80 procent boerensluwheid

‘Invented drugs’. Wie met deze zoektermen Google afstruint zal opvallen hoe vaak niet-bestaande dope voorkomt in films. Van A Clockwork Orange tot Star Wars, van Minority Report tot A Scanner Darkly, er wordt wat weggeslikt, gespoten en gesnoven in volbloed en halfwas science-fiction. Die populariteit is even begrijpelijk als bedenkelijk. Aangezien het effect van niet-bestaande drugs helemaal door de scenarioschrijver bepaald kan worden, kan die er dus ook op los fantaseren. Oftewel: slappe plotjes opkloppen met zogenaamd mind expanding wendingen. Desgewenst laat hij zijn held naar andere planten wegzweven, telepatisch worden, in andermans huid kruipen of helderziend worden. Anything goes. Maar als alles mogelijk is, is er doorgaans weinig spanning.

Het aardige aan Limitless is dat de high nu eens niet verschrikkelijk over the top is. Het effect klinkt zelfs bijna aannemelijk: de drug in deze film stelt de gebruiker in staat om in plaats van 20% - zoals gewone stervelingen – de volle 100% van zijn hersenen te benutten. De filmmakers hebben zich echter in één ding verslikt: hoe zet je een overtuigende 100%’er neer als je zelf maar 20% tot je beschikking hebt?

De 100%’er is Eddie (Bradley Cooper). Tenminste, die gaat hij worden. Eerst is hij nog would be schrijver die worstelt met een writer’s block. Zijn vriendin is zijn geklooi en geparasiteer zat en geeft hem de bons. Geen vrouw, geen werk en straks geen huis meer - tijd voor escapisme! Van een vriend krijgt hij een experimentele drug. Het pilletje maakt hem niet zozeer stoned als wel helder. Waanzinnig helder. Alle kennis die hij ooit heeft opgedaan komt boven en hij weet die info razendsnel te combineren. Binnen enkele dagen kan hij virtuoos piano spelen, spreekt hij tientallen talen, is hij master in Kung Fu en heeft hij de Great American Novel geschreven. Nog wat later verdient hij bakken met geld op de beurs en wordt hij adviseur van een financiële big shot (Robert De Niro). Maar de drug is wel een drug. En de pilletjes raken op. Burn out? Afkicken kon wel eens afsterven betekenen.

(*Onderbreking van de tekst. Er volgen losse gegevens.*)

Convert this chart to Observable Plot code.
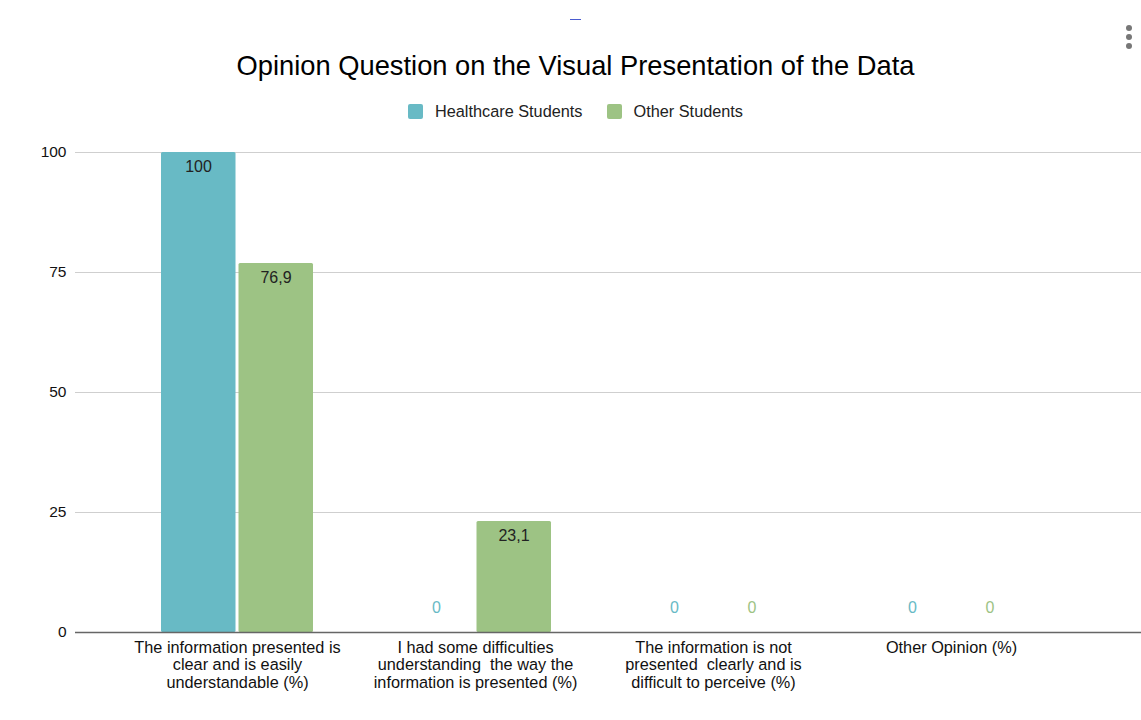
<!DOCTYPE html>
<html>
<head>
<meta charset="utf-8">
<script src="https://cdn.jsdelivr.net/npm/d3@7"></script>
<script src="https://cdn.jsdelivr.net/npm/@observablehq/plot@0.6"></script>
<style>
  html, body { margin: 0; padding: 0; background: #fff; }
  body { font-family: "Liberation Sans", Arial, sans-serif; }
  #wrap { position: relative; width: 1141px; height: 720px; overflow: hidden; background: #fff; }
  #title { position: absolute; left: 0; width: 1151px; top: 50px; line-height: 32px; text-align: center; font-size: 27.3px; color: #000; }
  #legend { position: absolute; left: 0; width: 1151px; top: 101px; height: 20px; display: flex; justify-content: center; align-items: center; font-size: 16.3px; color: #222; }
  .item { display: flex; align-items: center; margin: 0 12px; }
  .sw { width: 15px; height: 15px; border-radius: 2px; margin-right: 12px; }
  #chart { position: absolute; left: 0; top: 130px; }
  .dots { position: absolute; left: 1126px; top: 25px; }
  .dots div { width: 6px; height: 6px; border-radius: 3px; background: #777; margin-bottom: 3px; }
  .dash { position: absolute; left: 570px; top: 19px; width: 11px; height: 1px; background: #4a5bd0; }
</style>
</head>
<body>
<div id="wrap">
  <div class="dash"></div>
  <div class="dots"><div></div><div></div><div></div></div>
  <div id="title">Opinion Question on the Visual Presentation of the Data</div>
  <div id="legend"></div>
  <div id="chart"></div>
</div>
<script>
const categories = [
  "The information presented is\nclear and is easily\nunderstandable (%)",
  "I had some difficulties\nunderstanding  the way the\ninformation is presented (%)",
  "The information is not\npresented  clearly and is\ndifficult to perceive (%)",
  "Other Opinion (%)"
];
const seriesNames = ["Healthcare Students", "Other Students"];
const healthcare = [100, 0, 0, 0];
const other = [76.9, 23.1, 0, 0];
const seriesColors = ["#68bac5", "#9dc384"];
const yTicks = [0, 25, 50, 75, 100];

const rows = [];
categories.forEach((c, i) => {
  rows.push({category: c, series: seriesNames[0], value: healthcare[i]});
  rows.push({category: c, series: seriesNames[1], value: other[i]});
});
const colorOf = s => seriesColors[seriesNames.indexOf(s)];
const fmt = v => String(v).replace(".", ",");

// legend
const legend = document.getElementById("legend");
seriesNames.forEach((s, i) => {
  const it = document.createElement("div");
  it.className = "item";
  const sw = document.createElement("div");
  sw.className = "sw";
  sw.style.background = seriesColors[i];
  const t = document.createElement("span");
  t.textContent = s;
  it.appendChild(sw); it.appendChild(t);
  legend.appendChild(it);
});

const hRows = rows.filter(d => d.series === seriesNames[0]);
const oRows = rows.filter(d => d.series === seriesNames[1]);
const half = 77.5;

const chart = Plot.plot({
  width: 1141,
  height: 580,
  marginLeft: 75,
  marginRight: 0,
  marginTop: 22,
  marginBottom: 78,
  style: {fontFamily: "Liberation Sans, Arial, sans-serif", fontSize: "14px", color: "#222", background: "#fff"},
  x: {type: "band", domain: categories, paddingInner: 0.3627, paddingOuter: 0.3564, insetRight: 28.5, label: null},
  y: {domain: [0, 100], label: null},
  marks: [
    Plot.ruleY(yTicks, {stroke: "#cfcfcf", strokeWidth: 1}),
    Plot.barY(hRows, {x: "category", y: "value", fill: colorOf(seriesNames[0]), insetRight: half, insetLeft: 0, rx: 1.5}),
    Plot.barY(oRows, {x: "category", y: "value", fill: colorOf(seriesNames[1]), insetLeft: half, insetRight: 0, rx: 1.5}),
    Plot.ruleY([0], {stroke: "#666", strokeWidth: 1.5}),
    Plot.text(hRows.filter(d => d.value > 0), {x: "category", y: "value", text: d => fmt(d.value), dx: -39, dy: 14, fill: "#222", fontSize: 16}),
    Plot.text(oRows.filter(d => d.value > 0), {x: "category", y: "value", text: d => fmt(d.value), dx: 38.5, dy: 14, fill: "#222", fontSize: 16}),
    Plot.text(hRows.filter(d => d.value === 0), {x: "category", y: "value", text: d => fmt(d.value), dx: -39, dy: -25, fill: colorOf(seriesNames[0]), fontSize: 16}),
    Plot.text(oRows.filter(d => d.value === 0), {x: "category", y: "value", text: d => fmt(d.value), dx: 38.5, dy: -25, fill: colorOf(seriesNames[1]), fontSize: 16}),
    Plot.axisY({ticks: yTicks, tickSize: 0, tickPadding: 9, fontSize: 15.5, fill: "#111", label: null}),
    Plot.axisX({tickSize: 0, tickPadding: 8, fontSize: 16.3, fill: "#111", lineHeight: 1.07, label: null})
  ]
});
document.getElementById("chart").appendChild(chart);
</script>
</body>
</html>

Een teleshot dat dwars door de straten zoomt en oneindig door lijkt te gaan. Minutenlang. Met dit hallucinatoire startschot wordt duidelijk dat we filmisch verwend gaan worden. En jawel hoor, regisseur Neil Burger (The Illusionist) bewijst zich als een hippe cineast - type Guy Ritchie - die ons met vlotte montage, absurde macro’s, verzadigde kleuren en ontzettend lekkere muziek helemaal inpalmt.

De eerste helft van de film weet hij bovendien uitstekend te doseren. We leren Eddie intiem kennen door een voice-over en pretty boy Bradley Cooper zet zowel de loser-met-potentie als zijn briljante alter ego overtuigend neer. Limitless krijgt zelfs beklemmende trekjes als Eddie tijdens een 18-urige party black out foute dingen doet en zijn vriendin meesleurt in zijn verslaving. Een volwassen SF?

Niet echt. Want dat Eddie slim is wordt ons meer verteld dan dat dit uit inventieve handelingen of diepe wijsheden blijkt. Geen inzichten op quantummechanisch vlak, wel veel retorica in de vaagste aller disciplines: economie. Scenarioschrijver Leslie Dixon (Mrs. Doubtfire) probeert ons te bewierroken met yuppiaans jargon en modebegrippen als pattern recognition, in de hoop dat wij ons niet afvragen of het eigenlijk wel intelligent is om zo rijk te willen worden.

En zo glijdt een veelbelovend verhaal over een kwetsbare schrijver af in een masturbatiefantasie van coke snuivende Wall Street boys, die ervan dromen dat de wereld meegaat in hun high, hongerig naar erkenning voor hun bar room brawls en amfetaminische seksdrive. Een voorspelbaar einde blijft ons bespaard, maar Eddie’s lot laat ons dan al koud.

Limitless is een lekkere film en een gemiste kans. Hij doet je afvragen waarom er in in sci-fi nooit eens een drug uitgevonden wordt die een mens werkelijk slim maakt. Misschien omdat er bij ‘wijs’ geen vlotte montage, absurde macro’s, verzadigde kleuren en ontzettend lekkere muziek passen?